Vom schlechten Gewissen, ein Mann zu sein

Und wer einen Blick auf die Gewaltstatistiken wirft, wird in diesem Bild bestärkt: In Deutschland sind im vergangenen Jahr circa 75 Prozent aller Straftaten von Männern begangen worden, 93 Prozent aller Straftaten gegen die sexuelle Selbstbestimmung haben Männer begangen. Es fühlt sich nicht gut an, "einer von denen" zu sein. Vor allem, weil ich keiner von ihnen bin. Trotzdem bin ich verunsichert, weil ich manchmal nicht mehr weiß: Wie soll ich mich Frauen gegenüber verhalten, um nicht bedrohlich zu wirken?

Kürzlich wollte ich mich mit einer Frau treffen, die ich nicht besonders gut kenne. Ich hatte Verspätung und schrieb ihr, statt in der Bar zu warten, könne sie doch auch bei mir vorbeikommen. Im gleichen Moment bereute ich die Nachricht: Hatte der Vorschlag doppeldeutig gewirkt? Glaubte sie, die Verspätung sei nur vorgeschoben, um sie bei mir zuhause ins Bett zu kriegen?

Vor ein paar Tagen ging ich nachts eine dunkle Straße nach Hause und begegnete dabei einer jungen Frau. Statt creepy im gleichen Tempo hinter ihr herzulaufen, gab ich mir Mühe, sie möglichst schnell zu überholen. Ich wollte ihr damit zeigen: Ich bin hinter dir, aber keine Panik, ich tu dir nichts.
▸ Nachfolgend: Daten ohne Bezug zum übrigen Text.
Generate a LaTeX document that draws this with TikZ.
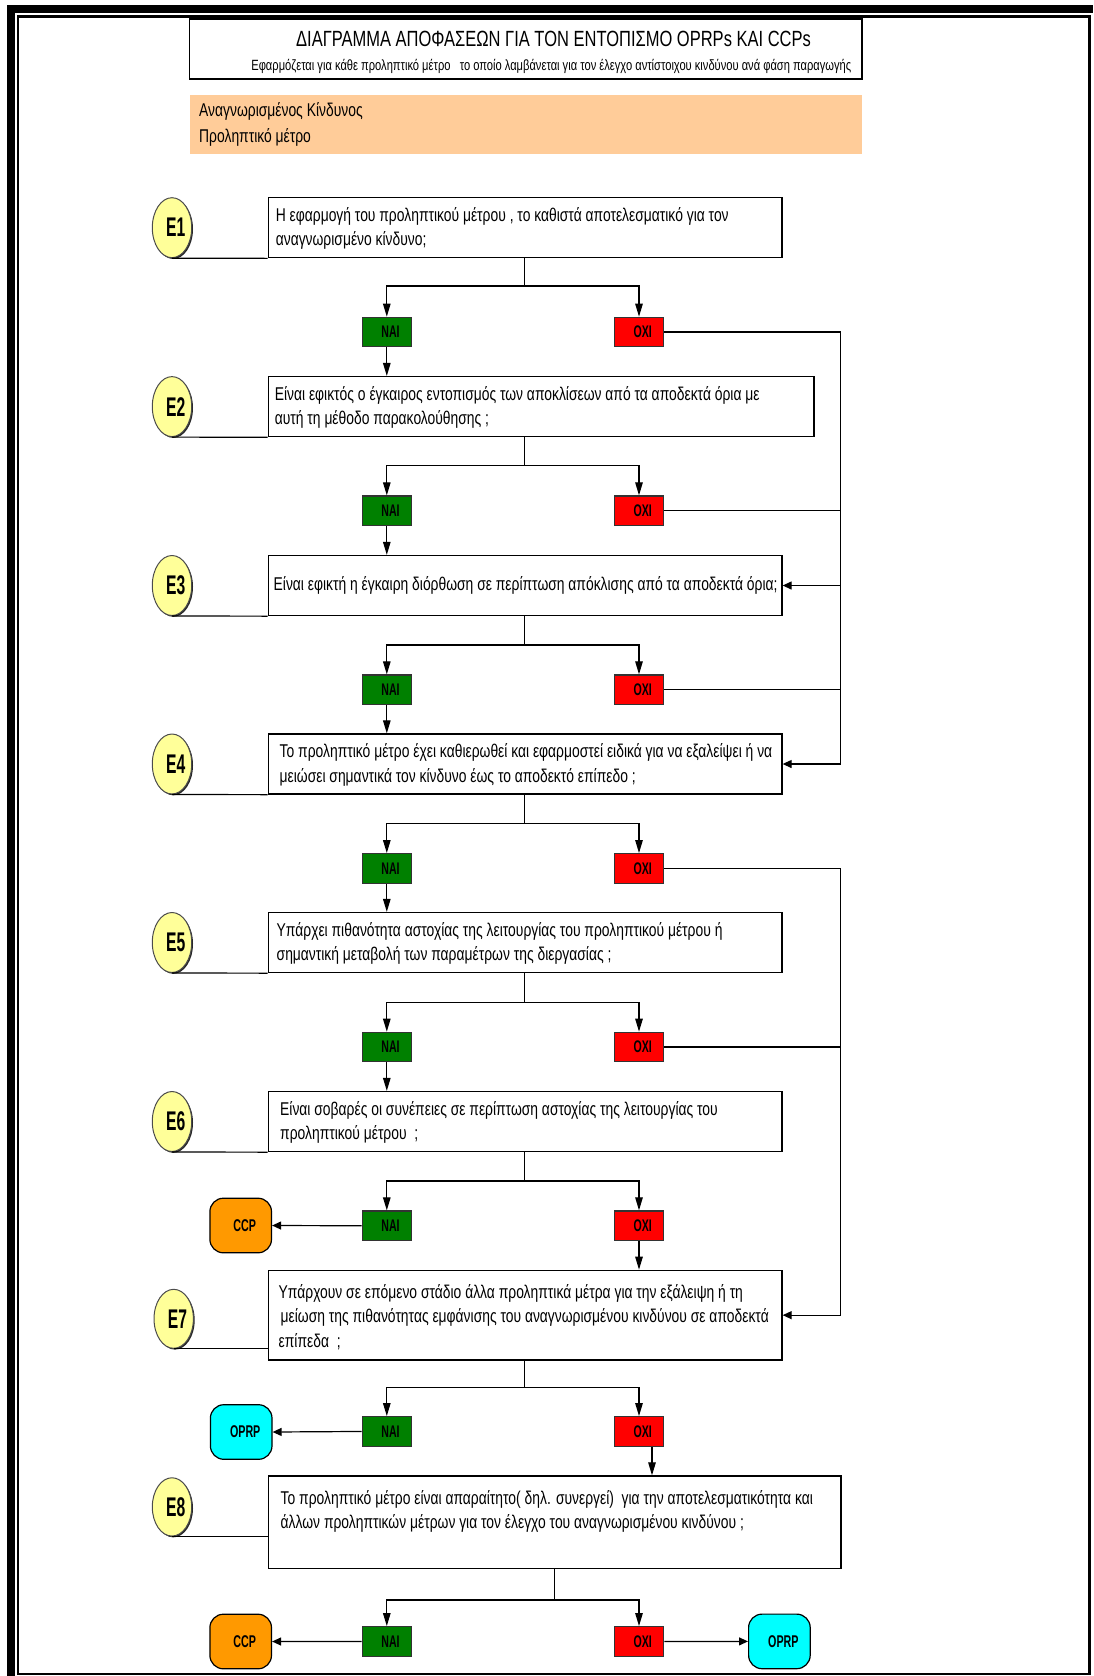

War das jetzt richtig?

Nachts, wenn wenig Menschen auf der Straße sind, in dunklen Gassen, in U-Bahnen, habe ich ein schlechtes Gewissen, weil ich ein Mann bin. Natürlich lassen die furchtbaren Schlagzeilen außer Acht, dass von Millionen anderer Männer keine Gefahr ausgeht. Ohne Frage gibt es mehr freundliche, sanftmütige und ungefährliche Kerle. Kein Grund für ein schlechtes Gewissen. Kein Grund für Verunsicherung. Frauen haben trotzdem andere Erfahrungen gemacht und deshalb Angst. Angst vor uns.

Momenten die Bedrohlichkeit nehmen

Deshalb: Wir müssen mehr zeigen, dass wir ungefährlich sind. Dieses miese Gefühl hilft uns dabei. Es hilft dabei zu verstehen, dass wir Männer in gewissen Situationen bedrohlich wirken könnten, auch wenn wir es gar nicht sind.

Bisher war es immer umgekehrt: Die anderen mussten ihr Verhalten an die potentielle Bedrohung anpassen. Margarete Stokowski brachte das kürzlich in ihrer Kolumne bei Spiegel Online auf den Punkt: "Immer sind es die Frauen, die ihr Verhalten anpassen sollen", schrieb sie. "Vielen Männern ist nicht klar, wie sehr Frauen die Angst und den Schutz vor Gewalt in ihren Alltag integrieren. Wie sehr wir ein Klima von Bedrohung für normal halten."

Es ist an der Zeit, dass sich der Mann sensibler verhält. Vor allem nachts. Wenn wenig los ist auf den Straßen. Das soll keinesfalls bedeuten, dass wir uns als Beschützer aufspielen sollten. Wir müssen Freundinnen nicht jedes mal nach Hause begleiten, wir können es aber natürlich anbieten. Es hilft bereits, dass wir uns die Frage stellen: Wie wirke ich gerade? Könnten wir nach dem Kneipengang als grölende Männergruppe anderen Angst machen? Könnte es sein, dass unser schlendernder Gang durchs dunkle Parkhaus Panik bei anderen auslöst?

Auch wir ungefährlichen Männer können noch mehr Rücksicht nehmen. Nicht, um das Image des Mannes aufzupolieren. Nicht, um Schulterklopfer dafür zu kassieren, dass wir so umsichtig sind. Sondern um dafür zu sorgen, dass sich die Frauen in unserer Umgebung sicherer fühlen.

*In einer früheren Version verwies der Beitrag an dieser Stelle auf einen Fall in München, dessen genaue Hintergründe nicht geklärt sind.